A vitória do “sim” no referendo convocado na Bolívia para decidir a questão da reforma constitucional do país, deve ser saudada como um importante marco no processo de radicalização democrática no país irmão. As grandes massas da população boliviana – formada majoritariamente por indígenas de diversas etnias - atenderam ao chamado do governo de Evo Morales e foram às urnas colocar seu voto em favor daquilo que está sendo chamado pelos defensores da nova carta constitucional de “refundação do país”. O processo de votação foi claro e limpo, tal como atestado pelos observadores internacionais da OEA (Organização dos Estados Americanos) e do Mercosul. Todo o processo representa um compromisso ativo do governo boliviano com a democratização de seu país, no entanto, importantes setores políticos e econômicos da sociedade boliviana, dirigidos pelas elites empresariais, (os partidários do “não”) recusam-se a reconhecer o resultado do pleito e anunciam sua disposição de desacatar a nova constituição aprovada pelo povo.
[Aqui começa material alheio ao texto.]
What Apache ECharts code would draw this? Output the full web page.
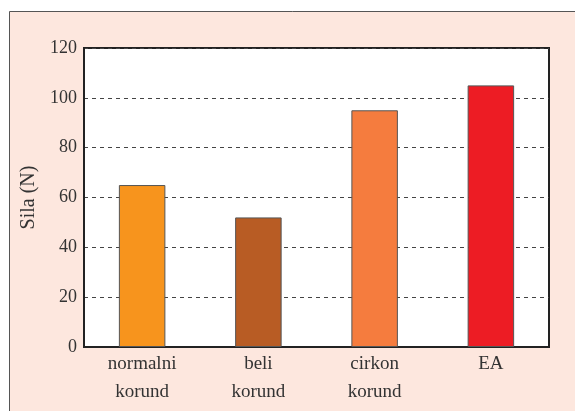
<!DOCTYPE html>
<html>
<head>
<meta charset="utf-8">
<script src="https://cdn.jsdelivr.net/npm/echarts@6/dist/echarts.min.js"></script>
<style>
  html, body { margin: 0; padding: 0; background: #fff; }
  #main { width: 575px; height: 411px; }
</style>
</head>
<body>
<div id="main"></div>
<script>
// podaci
var categories = ['normalni\nkorund', 'beli\nkorund', 'cirkon\nkorund', 'EA'];
var values = [65, 52, 95, 105];
var barColors = ['#F7941D', '#B85C24', '#F57C3E', '#ED1C24'];
var yTicks = [0, 20, 40, 60, 80, 100, 120];

var chart = echarts.init(document.getElementById('main'));
var font = 'Liberation Serif';

var option = {
  animation: false,
  graphic: [{
    type: 'rect',
    z: -10,
    shape: { x: 9.5, y: 11.5, width: 600, height: 420 },
    style: { fill: '#FDE7DE', stroke: '#555', lineWidth: 1 }
  }],
  grid: {
    left: 84, top: 48, right: 26, bottom: 64,
    show: true,
    backgroundColor: '#fff',
    borderColor: '#222',
    borderWidth: 2
  },
  xAxis: {
    type: 'category',
    data: categories,
    axisLine: { lineStyle: { color: '#222', width: 2 } },
    axisTick: { show: false },
    axisLabel: {
      color: '#333', fontFamily: font, fontSize: 19,
      lineHeight: 28, margin: 3, interval: 0
    }
  },
  yAxis: {
    type: 'value',
    min: yTicks[0], max: yTicks[yTicks.length - 1], interval: 20,
    name: 'Sila (N)',
    nameLocation: 'middle',
    nameGap: 38,
    nameTextStyle: { color: '#333', fontFamily: font, fontSize: 20 },
    axisLine: { show: true, lineStyle: { color: '#222', width: 2 } },
    axisTick: { show: false },
    axisLabel: { color: '#333', fontFamily: font, fontSize: 18, margin: 7 },
    splitLine: { lineStyle: { color: '#444', type: [4, 4], width: 1 } }
  },
  series: [{
    type: 'bar',
    barWidth: '40%',
    data: values.map(function (v, i) {
      return { value: v, itemStyle: { color: barColors[i] } };
    }),
    itemStyle: { borderColor: '#555', borderWidth: 1 }
  }]
};
chart.setOption(option);
</script>
</body>
</html>
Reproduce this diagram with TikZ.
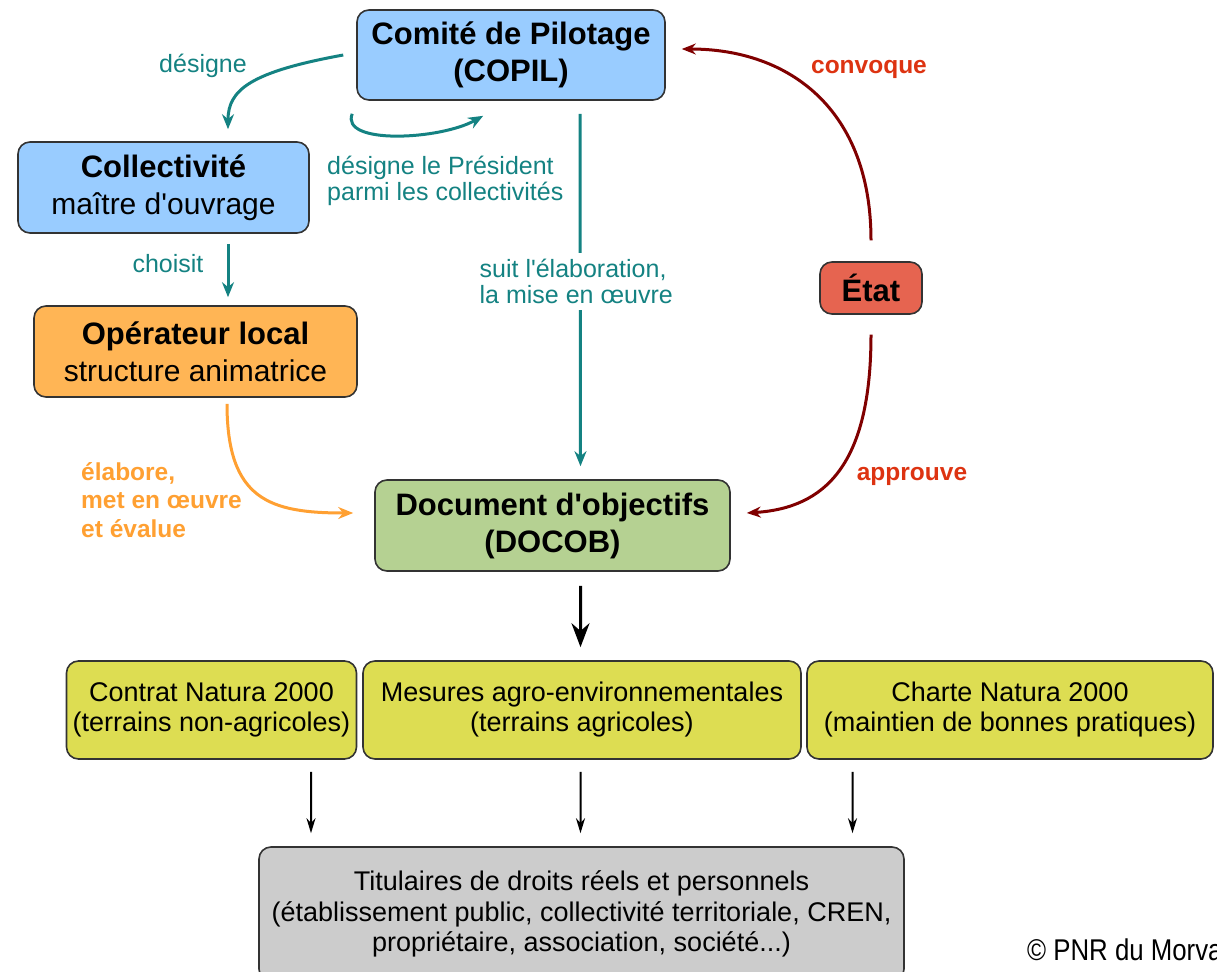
\documentclass[tikz,border=0pt]{standalone}
\usepackage{fontspec}
\setmainfont{Liberation Sans}
\newfontfamily\narrowfont[FakeStretch=0.86]{Liberation Sans}
\usetikzlibrary{arrows.meta}

\definecolor{copilblue}{RGB}{153,204,255}
\definecolor{operorange}{RGB}{255,181,85}
\definecolor{docobgreen}{RGB}{181,209,146}
\definecolor{etatred}{RGB}{230,100,80}
\definecolor{mesureyellow}{RGB}{221,221,82}
\definecolor{titulgray}{RGB}{204,204,204}
\definecolor{tealc}{RGB}{20,130,130}
\definecolor{darkred}{RGB}{128,0,0}
\definecolor{labelred}{RGB}{221,51,17}
\definecolor{labelorange}{RGB}{255,160,50}

\newcommand{\apos}{\textquotesingle}

\begin{document}
\begin{tikzpicture}[x=1bp, y=1bp,
      box/.style = {draw=black!80, line width=1.6bp, rounded corners=12bp,
        align=center, inner sep=0pt},
      titlebox/.style = {box, minimum height=91bp,
        font=\fontsize{31bp}{37bp}\selectfont},
      mesurebox/.style = {box, fill=mesureyellow, minimum height=98bp,
        font=\fontsize{27bp}{30bp}\selectfont},
      tealarrow/.style = {draw=tealc, line width=3bp,
        -{Stealth[length=15bp, width=12bp]}},
      redarrow/.style = {draw=darkred, line width=3bp,
        -{Stealth[length=14bp, width=11bp]}},
      blackarrow/.style = {draw=black, line width=2bp,
        -{Stealth[length=15bp, width=9bp]}},
      tealtext/.style = {text=tealc, inner sep=0pt,
        font=\fontsize{25bp}{26bp}\selectfont},
      boldtext/.style = {inner sep=0pt,
        font=\fontsize{24.5bp}{28.5bp}\selectfont\bfseries}]
  \useasboundingbox (0,0) rectangle (1217,-972);
  \clip (0,0) rectangle (1217,-972);

  % boxes
  \node[titlebox, fill=copilblue, minimum width=308bp, minimum height=90bp,
    font=\fontsize{31bp}{37bp}\selectfont\bfseries] (copil) at (511,-55)
    {Comité de Pilotage\\(COPIL)};
  \node[titlebox, fill=copilblue, minimum width=291bp] (coll) at (163.5,-187.5)
    {{\bfseries Collectivité}\\{\fontsize{30bp}{37bp}\selectfont maître d\apos ouvrage}};
  \node[titlebox, fill=operorange, minimum width=323bp] (oper) at (195.5,-351.5)
    {{\bfseries Opérateur local}\\{\fontsize{30bp}{37bp}\selectfont structure animatrice}};
  \node[titlebox, fill=docobgreen, minimum width=355bp,
    font=\fontsize{31bp}{37bp}\selectfont\bfseries] (docob) at (552.5,-525.5)
    {Document d\apos objectifs\\(DOCOB)};
  \node[titlebox, fill=etatred, minimum width=102bp, minimum height=52bp,
    font=\fontsize{31bp}{37bp}\selectfont\bfseries] (etat) at (871,-288) {État};

  \node[mesurebox, minimum width=290bp] (contrat) at (211.5,-710)
    {Contrat Natura 2000\\(terrains non-agricoles)};
  \node[mesurebox, minimum width=438bp] (mesures) at (582,-710)
    {Mesures agro-environnementales\\(terrains agricoles)};
  \node[mesurebox, minimum width=406bp] (charte) at (1010,-710)
    {Charte Natura 2000\\(maintien de bonnes pratiques)};
  \node[box, fill=titulgray, minimum width=645bp, minimum height=134bp,
    font=\fontsize{27bp}{30.5bp}\selectfont] (titul) at (581.5,-914)
    {Titulaires de droits réels et personnels\\(établissement public, collectivité territoriale, CREN,\\propriétaire, association, société...)};

  % teal connectors
  \draw[tealarrow] ([xshift=-13]copil.west)
    .. controls (250,-72) and (228,-90) .. ([shift={(64.5,12)}]coll.north);
  \draw[tealarrow] ([shift={(-4,-13)}]copil.south west)
    .. controls (340,-145) and (440,-140) .. ([shift={(127,-15)}]copil.south west);
  \draw[tealarrow] ([shift={(64.5,-10)}]coll.south) -- ([shift={(32.5,8)}]oper.north);
  \draw[tealarrow] ([shift={(69,-13)}]copil.south)
    -- node[pos=0.475, xshift=-4bp, tealtext, fill=white, align=left,
      inner ysep=6bp] (suit) {suit l\apos élaboration,\\la mise en \oe uvre}
    ([shift={(28,13)}]docob.north);

  \node[tealtext, anchor=base] (designe) at (203,-72) {désigne};
  \node[tealtext, anchor=base west, align=left] (president) at (327,-200)
    {désigne le Président\\parmi les collectivités};
  \node[tealtext, anchor=base] (choisit) at (168,-272) {choisit};

  % red connectors
  \draw[redarrow] ([yshift=21]etat.north)
    .. controls (871,-110) and (790,-49) .. ([shift={(16,6)}]copil.east);
  \draw[redarrow] ([yshift=-20]etat.south)
    .. controls (871,-465) and (825,-508) .. ([shift={(16,12.5)}]docob.east);
  \node[boldtext, text=labelred, anchor=base] (convoque) at (869,-73) {convoque};
  \node[boldtext, text=labelred, anchor=base] (approuve) at (912,-480) {approuve};

  % orange connector
  \draw[draw=labelorange, line width=3bp, -{Stealth[length=15bp, width=12bp]}]
    ([shift={(31.5,-6)}]oper.south)
    .. controls (227,-500) and (270,-513) .. ([shift={(-21,12.5)}]docob.west);
  \node[boldtext, text=labelorange, anchor=base west, align=left] (elabore)
    at (81,-537) {élabore,\\met en \oe uvre\\et évalue};

  % black connectors
  \draw[draw=black, line width=3bp, -{Stealth[length=24bp, width=18bp]}]
    ([shift={(28,-14)}]docob.south) -- ([shift={(-1.5,13)}]mesures.north);
  \draw[blackarrow] ([shift={(99.5,-12)}]contrat.south) -- ([shift={(-270.5,13)}]titul.north);
  \draw[blackarrow] ([shift={(-1.5,-12)}]mesures.south) -- ([shift={(-1,13)}]titul.north);
  \draw[blackarrow] ([shift={(-157.5,-12)}]charte.south) -- ([shift={(271,13)}]titul.north);

  \node[anchor=base west, inner sep=0pt, font=\fontsize{30bp}{32bp}\narrowfont]
    (credit) at (1027,-960) {© PNR du Morvan};
\end{tikzpicture}
\end{document}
Há três anos atrás ocorreu nos territórios palestinos uma das mais transparentes, limpas e democráticas eleições da história do Oriente Médio. Neste pleito, a população palestina, em ampla maioria, como confirmado pelos observadores internacionais presentes, escolheu o Hamas (uma organização sócio-político-militar baseada no islamismo integrista e nascida da Intifada popular contra a ocupação israelense) para dirigir a Autoridade Nacional Palestina, no lugar do partido do falecido dirigente Yasser Arafat (Al Fatah) acusado de corrupção endêmica. A vitória do Hamas significou claramente a insatisfação da população palestina com a ocupação militar israelense, com a corrupção de seus próprios dirigentes e sua adesão inabalável ao projeto de construção de um verdadeiro e viável Estado Palestino. Apesar de sua forma e conteúdo profundamente democráticos, a “comunidade internacional”, Israel, e o Al Fatah, recusaram-se a aceitar a vitória eleitoral do Hamas, o que deu origem a uma guerra civil nos territórios palestinos, sua divisão (a Cisjordânia sob controle do Al Fatah, e a Faixa de Gaza sob controle do Hamas) e o recente genocídio perpetrado pelos israelenses na Faixa de Gaza.
O que há de profundamente semelhante nestes dois episódios é o fato de que comprovam a tese defendida pelos socialistas a respeito da estrutural e crescente incompatibilidade entre o capitalismo transnacional contemporâneo e o ideal democrático. Do ponto de vista teórico, os intelectuais a serviço do status quo trabalham no sentido de consolidar uma concepção de democracia mutilada e deformada que não passa de um conjunto de mecanismos e técnicas de “circulação de elites”, tanto mais “séria” e “madura” quanto mais imune ao efetivo exercício da soberania popular. Do ponto de vista prático, e escorados em sua concepção teórica, os representantes políticos dos interesses do capital investem pesado, com todos os meios dos quais dispõem, contra a soberania popular em todas as latitudes e situações em que ela estabelece uma ruptura com os pressupostos da elite do capital. É a soberania popular sendo atacada em nome da “democracia”. Os verdadeiros democratas devem ter clareza desta aguda contradição para que possam se posicionar do lado certo nos presentes choques manifestos entre democracia e liberalismo (do ponto de vista teórico) e democracia e capitalismo (do ponto de vista prático).